The Bauhaus
 
Efforts to find a new language for the industrial age coalesced around German architect Walter Gropius, who founded the Bauhaus school after World War I. The Bauhaus was a socially directed program, born in a society deeply scarred by the war, in which progressive architects proclaimed that professional expertise should be applied to improving the physical environment for all urban society, not merely for the elite. In 1933 the Nazi regime outlawed the Bauhaus, and several of its leading architects immigrated to the United States, deeply affecting subsequent American architecture.
 
 
Bauhaus, German design school that profoundly influenced architecture and the arts. Founded in 1919 in Weimar, the Bauhaus was based on the principles of the Arts and Crafts movement that art should meet society's needs and that no distinction should exist between fine arts and practical crafts.  

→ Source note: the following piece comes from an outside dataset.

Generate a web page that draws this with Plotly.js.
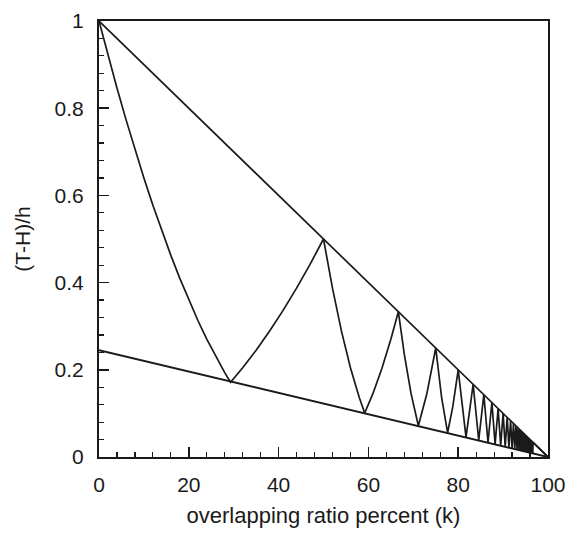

It also held that good designs must meet aesthetic standards and be soundly engineered. The Bauhaus style, also known as the International Style, was marked by the absence of ornament and ostentatious facades.Its first director was Walter Gropius; its second was Ludwig Mies van der Rohe. Gropius, his Hungarian student Marcel Breuer, and Mies eventually established themselves in the United States, where they were influential as architects and teachers. Their contemporary, Swiss-French architect Le Corbusier, also exerted immense influence on modern architecture
 
 
By 1933, when the Nazis closed the school, its principles and work were known worldwide. Many of its teachers immigrated to the United States, where the Bauhaus teachings dominated art and architecture for decades and strongly contributed to the architectural style known as International Style.